Larry Niven and Edward M. Lerner, Fleet of Worlds (Tor, 2007)

I've been reading Niven's Known Space stories for nigh unto thirty years now. That's dozens of novels and probably hundreds of short stories that he (and others) have written since he wrote the very first story nearly forty years ago. His best known tale set in Known Space is Ringworld, a 1970 novel that won both the Hugo and Nebula awards! He went on to write three more novels set around the matter of Louis Wu, Ringworld, and what happens there. What he has not told in any meaningful sense is the mass migration of Pearson's Puppeteers from the Galaxy after they discovered that the Core starts had exploded and a wave of radiation would soon sterilize the entire galaxy. Hence the title of the novel -- Fleet of Worlds.

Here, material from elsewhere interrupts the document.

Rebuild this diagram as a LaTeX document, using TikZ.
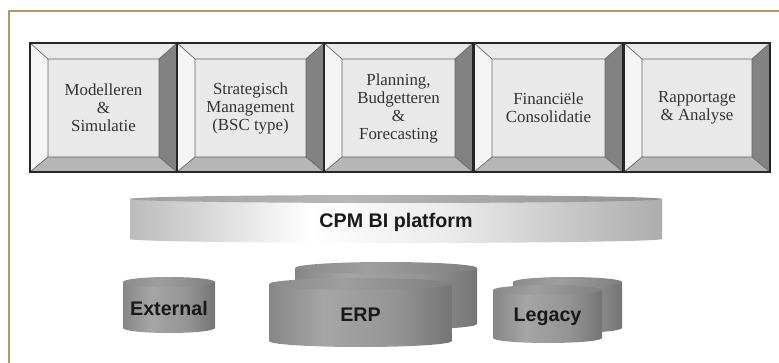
\documentclass[tikz,border=0pt]{standalone}
\usepackage{fontspec}
\setmainfont{Liberation Serif}
\setsansfont{Liberation Sans}
\usepackage{xcolor}
\usepackage{tikz}
\usetikzlibrary{positioning,calc}

\definecolor{framegold}{RGB}{178,152,100}
\definecolor{bevtop}{RGB}{234,234,234}
\definecolor{bevleft}{RGB}{245,245,245}
\definecolor{bevright}{RGB}{130,130,130}
\definecolor{bevbot}{RGB}{182,182,182}
\definecolor{boxface}{RGB}{233,233,233}
\pgfdeclarehorizontalshading{platbody}{100bp}{color(0bp)=(black!50); color(15bp)=(black!42);
  color(42bp)=(white); color(55bp)=(black!8); color(80bp)=(black!38); color(100bp)=(black!55)}
\pgfdeclarehorizontalshading{plattop}{100bp}{color(0bp)=(black!50); color(45bp)=(black!28);
  color(100bp)=(black!55)}
\pgfdeclarehorizontalshading{dbbody}{100bp}{color(0bp)=(black!68); color(40bp)=(black!35);
  color(60bp)=(black!42); color(100bp)=(black!75)}
\pgfdeclarehorizontalshading{dbtop}{100bp}{color(0bp)=(black!55); color(45bp)=(black!38);
  color(100bp)=(black!60)}

\begin{document}
\begin{tikzpicture}[x=0.025cm,y=0.025cm,
  boxtext/.style={align=center,font=\fontsize{12}{12.8}\selectfont,text=black!80},
  dbtext/.style={font=\sffamily\bfseries\fontsize{14}{16}\selectfont,text=black!90}]
  \useasboundingbox (0,0) rectangle (779,363);
  % frame (only top and left show)
  \draw[framegold,line width=0.8pt] (9,0) -- (9,352) -- (779,352);
  % bevelled application boxes
  \foreach \a/\b/\nm/\txt in {30/177/modsim/{Modelleren\\\&\\Simulatie},
      177/324/strat/{Strategisch\\Management\\(BSC type)},
      324/473/plan/{Planning,\\Budgetteren\\\&\\Forecasting},
      474/623/fincon/{Financiële\\Consolidatie},
      624/770/rapp/{Rapportage\\\& Analyse}}
  {
    \fill[boxface] (\a+18,206) rectangle (\b-18,304);
    \fill[bevtop] (\a,320) -- (\b,320) -- (\b-18,304) -- (\a+18,304) -- cycle;
    \fill[bevleft] (\a,320) -- (\a+18,304) -- (\a+18,206) -- (\a,191) -- cycle;
    \fill[bevright] (\b,320) -- (\b,191) -- (\b-18,206) -- (\b-18,304) -- cycle;
    \fill[bevbot] (\a,191) -- (\b,191) -- (\b-18,206) -- (\a+18,206) -- cycle;
    \draw[black!60,line width=0.5pt] (\a+18,206) rectangle (\b-18,304)
      (\a,320) -- (\a+18,304) (\b,320) -- (\b-18,304)
      (\a,191) -- (\a+18,206) (\b,191) -- (\b-18,206);
    \draw[black!85,line width=1pt] (\a,191) rectangle (\b,320);
    \node[boxtext] (\nm) at ({(\a+\b)/2},255) {\txt};
  }
  % platform
  \shade[shading=platbody]
    (130,124) -- (130,164) -- (662,164) -- (662,124)
    arc[start angle=0,end angle=-180,x radius=266,y radius=4] -- cycle;
  \shade[shading=plattop] (396,164) ellipse[x radius=266,y radius=4];
  \node[dbtext] (cpm) at (396,141) {CPM BI platform};
  % data sources
  \foreach \cx/\rx/\ry/\yt/\yb in {386/91/6/95/39, 360.5/91.5/6/79/22,
      169/46/5/81/35, 567.5/54.5/5/81/35, 547.5/54.5/5/73/25}
  {
    \shade[shading=dbbody]
      (\cx-\rx,\yt) -- (\cx-\rx,\yb)
      arc[start angle=180,end angle=360,x radius=\rx,y radius=\ry] -- (\cx+\rx,\yt) -- cycle;
    \shade[shading=dbtop] (\cx,\yt) ellipse[x radius=\rx,y radius=\ry];
  }
  \node[dbtext] (ext) at (169,55) {External};
  \node[dbtext] (erp) at (360.5,48) {ERP};
  \node[dbtext] (leg) at (547.5,46) {Legacy};
\end{tikzpicture}
\end{document}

Niven may well have created one of the most unique alien species anyone has written of in Peirson's Puppeteers. To quote Wikipedia:

Puppeteers have two forelegs and a single hind leg ending in hooved feet and two snake-like heads instead of a humanoid upper body. The heads are very small, with a forked tongue, extensive rubbery lips, rimmed with finger-like knobs, and a single eye per head. The heads do not contain the Puppeteer's brain; it resides near the shoulder in a massive mane-covered hump from which the heads emerge.
And the behaviour of the Puppeteers is just as fascinating -- their leader's title is The Hundmost and avoiding direct risks to self and species override all other concerns. Humans and Kzins will get into fights whereas Puppeteers will never (sane ones that is) get themselves into a situation where danger might occur.

Warning -- spoilers follow. Lots of them. There's no way I can do this review without talking about the plot. If you're a Niven fan, just go buy the book. It's that good! Hell, it's the finest Known Space work in many, many years that I've had the pleasure to read.

So what happens when a Puppeteer ship encounters a slower than light colony ship? Oh, servants would be ever so useful So they (apparently) kill off the crew and develop the cold sleep colonists into their farming world population -- a population that does not even know humanity exists. For centuries, this society of Colonists and the Puppeteers (who call themselves Citizens) exists more or less happy with what they know. But the day comes when the Puppeteers need the Colonists to scout ahead of the Fleet of Worlds, which is quite literally a set of transformed worlds traveling just below light speed using a drive the Puppeteers purchased from the Outsiders at a price beyond comprehension (as no sane Puppeteer, being a herd animal, would travel by starship anywhere). (Niven does not make it all clear how a species that are herd dwelling herbivores become intelligent. To quote Speaker-To-Animals in Ringworld, how much intelligence does it take to sneak up on a leaf? Perhaps another Known Space novel or story will answer that puzzler!) Indeed the Puppeteers in their trillions all dwell on one world -- a world that has no artificial sun, as that would add to the already considerable heat problem created by the Puppeteers in their trillions!

But humans are naturally curious, so the crew of the scout ship discovers that the Puppeteers have deliberately lied about what happened to the Colonists, and that the lost history of their voyage and their forebearers still exists. You can guess that all will not be the same with the relationship between Citizens and Colonists ever again. Not that the Puppeteers will stop attempting to pull the strings of their vassal species . . . . Indeed the Puppeteer government believes right to the end that they have manipulated the situation so that the newly freed humans are still doing their bidding, suggesting how little Puppeteers undertsand about how humans really behave.

Fleet of Worlds significantly fills in much of the background of the Known Space history that Niven has created over a very long period of time. The Larry Niven discussion often has long conversations over what is Known Space canon and what is not. This novel will no doubt create new arguments among them as to how the facts here fit into what is now known. Nothing known is contradicted here, but deatils certainly are added in.

This is an essential read for anyone interested in how good science fiction can be. My only caution is that it'll makea lot more sense if you at least read Ringworld first, as it essentially is a prequel to the events there.